Orang yang gemar mencari ketenaran hidupnya tidak akan abadi, karena sifat popularitas tidak akan lama bertahan. Saat itu memang dia menyimpan kebanggaan tersendiri. Sayang, namanya hanya akan disebut ketika dia masih berkuasa. Namun jika mereka telah tiada, namanya redup seiring hilangnya wewenang yang menyertainya. Bangaimana dengan para nabi, wali, dan ulama yang menjadi terkenal. Apakah mereka tercela? Sesungguhnya yang tercela adalah mencari popularitas. Sedangkan mereka tidak punya keinginan terkenal. Mereka mejadi terkenal karena kehendak Allah Swt., sebab mereka telah berjuang menyebarkan agama-Nya secara ikhlas.

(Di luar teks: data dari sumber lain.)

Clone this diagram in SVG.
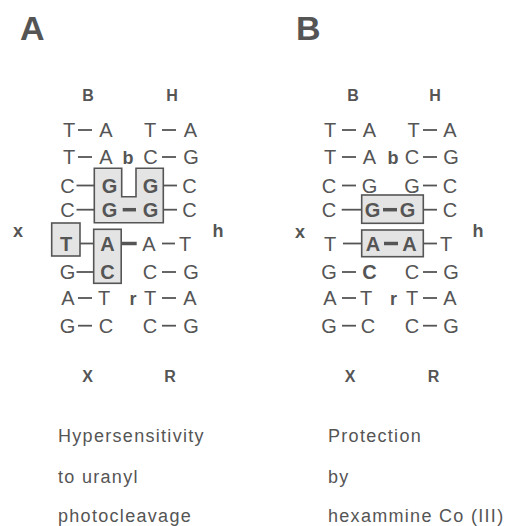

Al Fudlail bin iyad berkata,  
“Jika engkau sanggup menjadi orang yang tidak terkenal, maka lakukanlah. Tidak celaka bagimu meskipun tidak terkenal. Tidak akan melarat bagimu meskipun tidak dipuji orang. Tidak akan sengsara hanya karena dihina orang, namun engkau terpuji di hadapan Allah Swt”. 
 Sebagai penutup saya mengajak saudara pembaca untuk melestarikan budaya khumul yang selama ini mungkin sudah terlupakan. Semoga.